Vulnerable Code Example

import os

def execute_user_command(user_input):
    # Vulnerable to command injection: user input is directly used in shell command
    os.system(f"echo {user_input}")  # Dangerous: allows injection like 'hello; rm -rf /'

Explanation:

• Vulnerability: This code is vulnerable to command injection because it directly interpolates user_input into a shell command string executed by os.system. An attacker can inject arbitrary shell commands by including special characters like ;, &&, or | in their input. For example, if user_input is hello; rm -rf /, it would execute rm -rf / on the system.

How to fix Improper Neutralization of Special Elements?

To fix this vulnerability, it is crucial to properly sanitize and validate the input. In this case, using a library or function that safely handles command execution without allowing for shell injection is recommended.

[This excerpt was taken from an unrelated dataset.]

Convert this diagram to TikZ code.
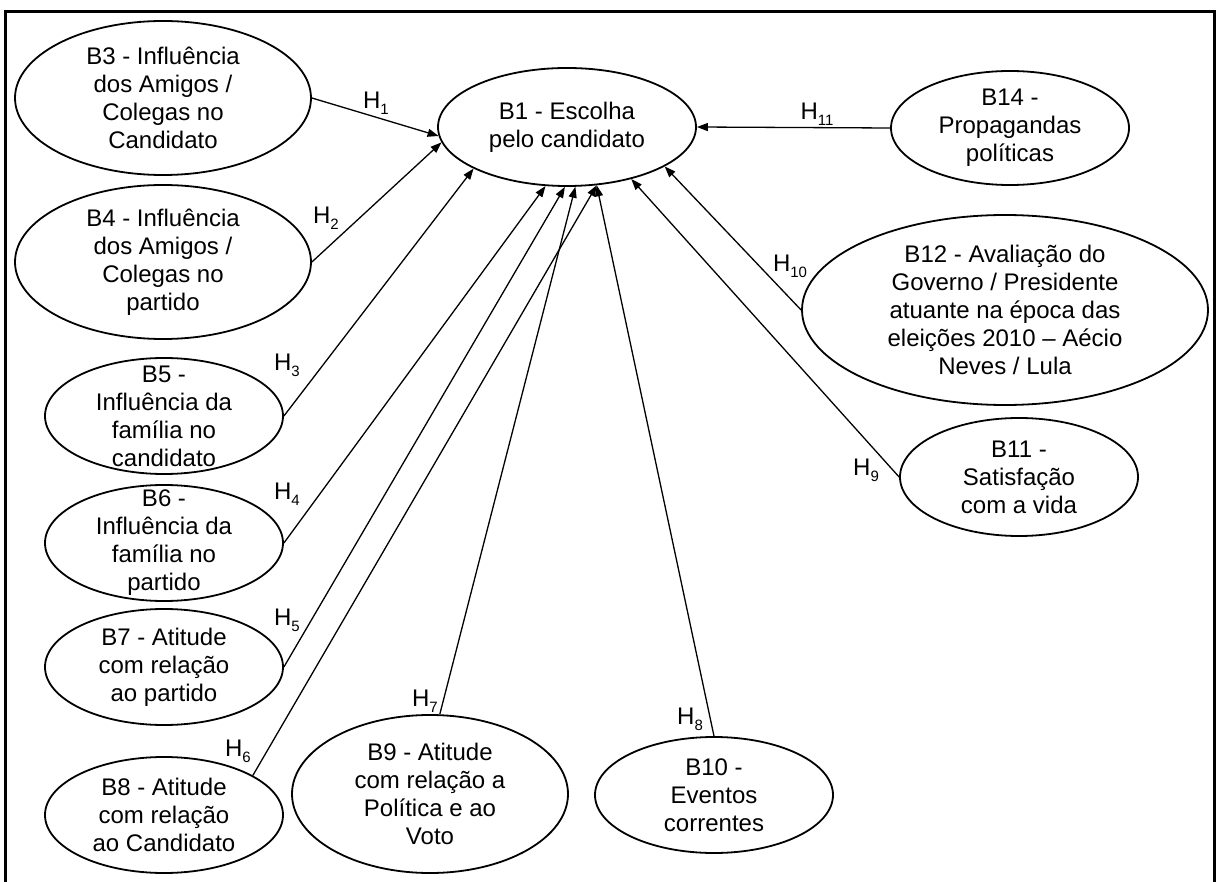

One such method is subprocess.run() in Python, which allows passing arguments as a list and does not invoke the shell by default, thus neutralizing any special characters present in the input.

Fixed Code Example

import subprocess

def execute_user_command(user_input):
    # Fixed: Use subprocess.run() to safely execute commands
    try:
        # The input is now passed as an argument list, preventing injection
        subprocess.run(["echo", user_input], check=True)
    except subprocess.CalledProcessError as e:
        # Handle errors in command execution
        print(f"Command failed: {e}")

Explanation:

• Fix Applied: The subprocess.run() method is used instead of os.system(). This method accepts a list of command arguments, which are safely handled without being parsed by a shell. This prevents any special characters from being interpreted as shell commands, effectively neutralizing the threat of command injection.
• Error Handling: The check=True parameter ensures that an exception is raised if the command fails, allowing for proper error handling. This approach not only prevents command injection but also provides a robust mechanism for dealing with command execution errors.